Fighting words from a German 

Pretty strong words from Mathias Doepfner, chief executive of German media group Axel Springer, in today's "Australian":
These days, Europe reminds me of an old woman who, with shaking hands, frantically hides her last pieces of jewellery when she notices a robber breaking into a neighbour's house. Appeasement? That is just the start of it. Europe, thy name is Cowardice.
As I've written many times before, at the root this attitude is the belief that Al Qaeda is essentially a reactive force, with no agenda of its own, except to oppose certain Western actions (if, among other things, the existence of the state of Israel can be termed a "Western action") - hence, if only we did, or stopped doing, X or Y, everything would be fine, since "these people" have no quarrel with us per se, just with some of our policies.

But, the problem is, they do have a quarrel (see on that point a revealing post by Neuro Con, who peers inside the mind of one active British holy warrior). This is why concessions will not work - they never do, when you're dealing with a totalitarian mindset. It might be convenient and comforting to think that it's not our fight, or that it will all go away, or that if we stay away from problems, problems will stay away from us. Sadly, it just doesn't work that way, as Doepfner reminds us:
Appeasement cost millions of Jews and non-Jews their lives as allies Britain and France negotiated and hesitated too long before they realised that Adolf Hitler needed to be fought and defeated, because he could not be bound by toothless agreements.

Later, appeasement legitimised and stabilised communism in the Soviet Union, then in East Germany, then throughout the rest of Eastern Europe, where for several decades inhuman, repressive and murderous governments were glorified.

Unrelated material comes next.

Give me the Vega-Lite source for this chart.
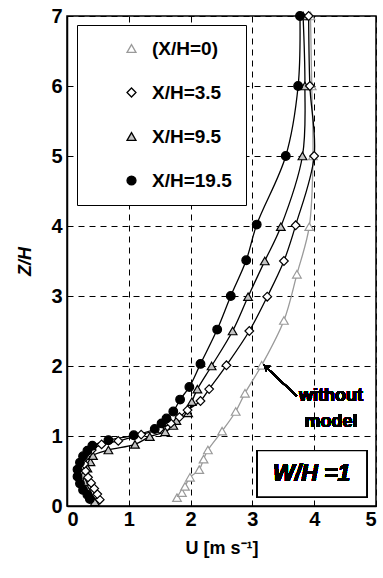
{
  "$schema": "https://vega.github.io/schema/vega-lite/v6.json",
  "width": 309,
  "height": 490,
  "autosize": {"type": "none"},
  "padding": {"left": 67, "top": 16, "right": 7, "bottom": 72},
  "background": "white",
  "config": {
    "font": "Liberation Sans",
    "view": {"stroke": "black", "strokeWidth": 1.5},
    "axis": {
      "domainColor": "black", "domainWidth": 1.5,
      "tickColor": "black", "tickSize": -5, "tickWidth": 1,
      "labelFontSize": 20, "labelFontWeight": "bold", "labelColor": "black", "format": "d",
      "titleFontSize": 18, "titleFontWeight": "bold", "titleColor": "black",
      "grid": true, "gridColor": "black", "gridDash": [6, 5], "gridWidth": 1, "gridOpacity": 1
    },
    "legend": {
      "title": null, "orient": "none", "legendX": 10, "legendY": 9,
      "strokeColor": "black", "fillColor": "white", "padding": 14, "rowPadding": 24,
      "symbolSize": 80, "symbolOffset": 31, "symbolStrokeWidth": 1.3, "labelOffset": 11,
      "labelFontSize": 19, "labelFontWeight": "bold", "labelColor": "black"
    }
  },
  "data": {
    "values": [
      {"series": "(X/H=0)", "z": 0.12, "u": 1.78},
      {"series": "(X/H=0)", "z": 0.19, "u": 1.86},
      {"series": "(X/H=0)", "z": 0.28, "u": 1.91},
      {"series": "(X/H=0)", "z": 0.41, "u": 1.99},
      {"series": "(X/H=0)", "z": 0.52, "u": 2.14},
      {"series": "(X/H=0)", "z": 0.67, "u": 2.21},
      {"series": "(X/H=0)", "z": 0.80, "u": 2.28},
      {"series": "(X/H=0)", "z": 1.07, "u": 2.51},
      {"series": "(X/H=0)", "z": 1.35, "u": 2.73},
      {"series": "(X/H=0)", "z": 1.61, "u": 2.88},
      {"series": "(X/H=0)", "z": 2.01, "u": 3.15},
      {"series": "(X/H=0)", "z": 2.65, "u": 3.51},
      {"series": "(X/H=0)", "z": 3.31, "u": 3.72},
      {"series": "(X/H=0)", "z": 3.99, "u": 3.92},
      {"series": "(X/H=0)", "z": 5.0, "u": 3.98},
      {"series": "(X/H=0)", "z": 6.0, "u": 3.96},
      {"series": "(X/H=0)", "z": 7.0, "u": 3.94},

      {"series": "X/H=9.5", "z": 0.06, "u": 0.45},
      {"series": "X/H=9.5", "z": 0.15, "u": 0.38},
      {"series": "X/H=9.5", "z": 0.25, "u": 0.32},
      {"series": "X/H=9.5", "z": 0.35, "u": 0.28},
      {"series": "X/H=9.5", "z": 0.45, "u": 0.27},
      {"series": "X/H=9.5", "z": 0.54, "u": 0.33},
      {"series": "X/H=9.5", "z": 0.63, "u": 0.38},
      {"series": "X/H=9.5", "z": 0.72, "u": 0.42},
      {"series": "X/H=9.5", "z": 0.80, "u": 0.67},
      {"series": "X/H=9.5", "z": 0.88, "u": 1.10},
      {"series": "X/H=9.5", "z": 0.99, "u": 1.34},
      {"series": "X/H=9.5", "z": 1.06, "u": 1.59},
      {"series": "X/H=9.5", "z": 1.15, "u": 1.72},
      {"series": "X/H=9.5", "z": 1.22, "u": 1.77},
      {"series": "X/H=9.5", "z": 1.33, "u": 1.96},
      {"series": "X/H=9.5", "z": 1.49, "u": 2.02},
      {"series": "X/H=9.5", "z": 1.67, "u": 2.11},
      {"series": "X/H=9.5", "z": 2.00, "u": 2.34},
      {"series": "X/H=9.5", "z": 2.50, "u": 2.68},
      {"series": "X/H=9.5", "z": 2.99, "u": 2.93},
      {"series": "X/H=9.5", "z": 3.50, "u": 3.20},
      {"series": "X/H=9.5", "z": 3.99, "u": 3.46},
      {"series": "X/H=9.5", "z": 5.0, "u": 3.81},
      {"series": "X/H=9.5", "z": 6.0, "u": 3.85},
      {"series": "X/H=9.5", "z": 7.0, "u": 3.82},

      {"series": "X/H=3.5", "z": 0.09, "u": 0.53},
      {"series": "X/H=3.5", "z": 0.17, "u": 0.49},
      {"series": "X/H=3.5", "z": 0.25, "u": 0.44},
      {"series": "X/H=3.5", "z": 0.33, "u": 0.39},
      {"series": "X/H=3.5", "z": 0.41, "u": 0.34},
      {"series": "X/H=3.5", "z": 0.50, "u": 0.30},
      {"series": "X/H=3.5", "z": 0.60, "u": 0.28},
      {"series": "X/H=3.5", "z": 0.70, "u": 0.30},
      {"series": "X/H=3.5", "z": 0.80, "u": 0.40},
      {"series": "X/H=3.5", "z": 0.88, "u": 0.56},
      {"series": "X/H=3.5", "z": 0.93, "u": 0.83},
      {"series": "X/H=3.5", "z": 1.02, "u": 1.20},
      {"series": "X/H=3.5", "z": 1.10, "u": 1.50},
      {"series": "X/H=3.5", "z": 1.18, "u": 1.68},
      {"series": "X/H=3.5", "z": 1.27, "u": 1.82},
      {"series": "X/H=3.5", "z": 1.37, "u": 1.95},
      {"series": "X/H=3.5", "z": 1.50, "u": 2.16},
      {"series": "X/H=3.5", "z": 1.67, "u": 2.30},
      {"series": "X/H=3.5", "z": 2.01, "u": 2.58},
      {"series": "X/H=3.5", "z": 2.50, "u": 2.95},
      {"series": "X/H=3.5", "z": 2.99, "u": 3.24},
      {"series": "X/H=3.5", "z": 3.50, "u": 3.51},
      {"series": "X/H=3.5", "z": 4.01, "u": 3.70},
      {"series": "X/H=3.5", "z": 5.0, "u": 4.00},
      {"series": "X/H=3.5", "z": 6.0, "u": 3.93},
      {"series": "X/H=3.5", "z": 7.0, "u": 3.91},

      {"series": "X/H=19.5", "z": 0.10, "u": 0.37},
      {"series": "X/H=19.5", "z": 0.16, "u": 0.33},
      {"series": "X/H=19.5", "z": 0.23, "u": 0.26},
      {"series": "X/H=19.5", "z": 0.32, "u": 0.21},
      {"series": "X/H=19.5", "z": 0.42, "u": 0.17},
      {"series": "X/H=19.5", "z": 0.52, "u": 0.17},
      {"series": "X/H=19.5", "z": 0.62, "u": 0.21},
      {"series": "X/H=19.5", "z": 0.71, "u": 0.26},
      {"series": "X/H=19.5", "z": 0.79, "u": 0.33},
      {"series": "X/H=19.5", "z": 0.86, "u": 0.41},
      {"series": "X/H=19.5", "z": 0.94, "u": 0.67},
      {"series": "X/H=19.5", "z": 1.01, "u": 1.08},
      {"series": "X/H=19.5", "z": 1.10, "u": 1.42},
      {"series": "X/H=19.5", "z": 1.18, "u": 1.53},
      {"series": "X/H=19.5", "z": 1.25, "u": 1.61},
      {"series": "X/H=19.5", "z": 1.35, "u": 1.72},
      {"series": "X/H=19.5", "z": 1.52, "u": 1.83},
      {"series": "X/H=19.5", "z": 1.70, "u": 1.98},
      {"series": "X/H=19.5", "z": 2.03, "u": 2.16},
      {"series": "X/H=19.5", "z": 2.52, "u": 2.43},
      {"series": "X/H=19.5", "z": 3.00, "u": 2.65},
      {"series": "X/H=19.5", "z": 3.51, "u": 2.90},
      {"series": "X/H=19.5", "z": 4.02, "u": 3.07},
      {"series": "X/H=19.5", "z": 5.0, "u": 3.54},
      {"series": "X/H=19.5", "z": 6.0, "u": 3.74},
      {"series": "X/H=19.5", "z": 7.0, "u": 3.77}
    ]
  },
  "layer": [
    {
      "mark": {"type": "line", "interpolate": "catmull-rom", "strokeWidth": 1.3},
      "encoding": {
        "x": {"field": "u", "type": "quantitative", "scale": {"domain": [0, 5], "nice": false, "zero": false},
              "axis": {"values": [0, 1, 2, 3, 4, 5], "title": "U  [m s⁻¹]", "labelPadding": 8, "titlePadding": 10}},
        "y": {"field": "z", "type": "quantitative", "scale": {"domain": [0, 7], "nice": false, "zero": false},
              "axis": {"values": [0, 1, 2, 3, 4, 5, 6, 7], "title": "Z/H", "titleFontStyle": "italic", "labelPadding": 10, "titlePadding": 16}},
        "detail": {"field": "series", "type": "nominal"},
        "order": {"field": "z", "type": "quantitative"},
        "color": {"condition": {"test": "datum.series === '(X/H=0)'", "value": "#9a9a9a"}, "value": "black"}
      }
    },
    {
      "mark": {"type": "point", "filled": true, "size": 75, "strokeWidth": 1.2, "opacity": 1},
      "encoding": {
        "x": {"field": "u", "type": "quantitative"},
        "y": {"field": "z", "type": "quantitative"},
        "shape": {"field": "series", "type": "nominal",
          "scale": {"domain": ["(X/H=0)", "X/H=3.5", "X/H=9.5", "X/H=19.5"], "range": ["triangle-up", "diamond", "triangle-up", "circle"]}},
        "fill": {"field": "series", "type": "nominal",
          "scale": {"domain": ["(X/H=0)", "X/H=3.5", "X/H=9.5", "X/H=19.5"], "range": ["white", "white", "#c4c4c4", "black"]}},
        "stroke": {"field": "series", "type": "nominal",
          "scale": {"domain": ["(X/H=0)", "X/H=3.5", "X/H=9.5", "X/H=19.5"], "range": ["#9a9a9a", "black", "black", "black"]}}
      }
    },
    {
      "mark": {"type": "rule", "strokeWidth": 1.6, "color": "black"},
      "encoding": {
        "x": {"datum": 3.72, "type": "quantitative"},
        "y": {"datum": 1.57, "type": "quantitative"},
        "x2": {"datum": 3.26},
        "y2": {"datum": 1.95}
      }
    },
    {
      "mark": {"type": "point", "shape": "triangle-up", "filled": true, "color": "black", "opacity": 1, "size": 45, "angle": 311},
      "encoding": {
        "x": {"datum": 3.22, "type": "quantitative"},
        "y": {"datum": 1.99, "type": "quantitative"}
      }
    },
    {
      "mark": {"type": "text", "fontSize": 18, "fontWeight": "bold", "color": "black", "align": "center", "baseline": "middle", "lineHeight": 26},
      "encoding": {
        "x": {"datum": 4.27, "type": "quantitative"},
        "y": {"datum": 1.57, "type": "quantitative"},
        "text": {"value": ["without", "model"]}
      }
    },
    {
      "mark": {"type": "rect", "fill": "white", "stroke": "black", "strokeWidth": 1.3},
      "encoding": {
        "x": {"datum": 3.08, "type": "quantitative"},
        "x2": {"datum": 4.85},
        "y": {"datum": 0.79, "type": "quantitative"},
        "y2": {"datum": 0.13}
      }
    },
    {
      "mark": {"type": "text", "fontSize": 23, "fontWeight": "bold", "fontStyle": "italic", "color": "black", "align": "center", "baseline": "middle"},
      "encoding": {
        "x": {"datum": 3.96, "type": "quantitative"},
        "y": {"datum": 0.46, "type": "quantitative"},
        "text": {"value": "W/H =1"}
      }
    }
  ]
}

Appeasement similarly crippled Europe when genocide ran rampant in Bosnia and Kosovo. Indeed, even though we had absolute proof of continuing mass murder there, we Europeans debated and debated, and then debated still more. We were still debating when finally the Americans had to come from halfway around the world, into Europe yet again, to do our work for us.
I'll beg to differ with Doepfner on his middle example - in practical terms there was very little that the West could have done to prevent the Soviet domination over the Eastern Europe in the aftermath of the war. Facts on the ground largely dictated the outcome, and therefore I never blamed the Western Allies for not trying to roll back the Red Army - I blamed them for naivete in dealing with the communists. The time to strangle the Soviet communism was when it was in its cradle, in the first three years after the Bolshevik coup, when on occasions it was close to collapse. Again, for a whole range of reasons (including post-World War One exhaustion), very little was done.

But Doepfner's general argument is sound. It is never politically popular - though strategically smart - to deal with a threat when it is still small. But it's difficult to see how making concessions will not make the threat increase, that is how withdrawing Western presence from everywhere in the Middle East and the Muslim world broadly speaking, and giving Al Qaeda a free hand to subvert and overthrow all the current governments, which it considers heretical and treasonous, is going to make us in the West safer. There is indeed, a civil war going on within the Islamic community, and if you think that we don't have any stake in the outcome, just wait until the bad guys win. But by then it will be too late.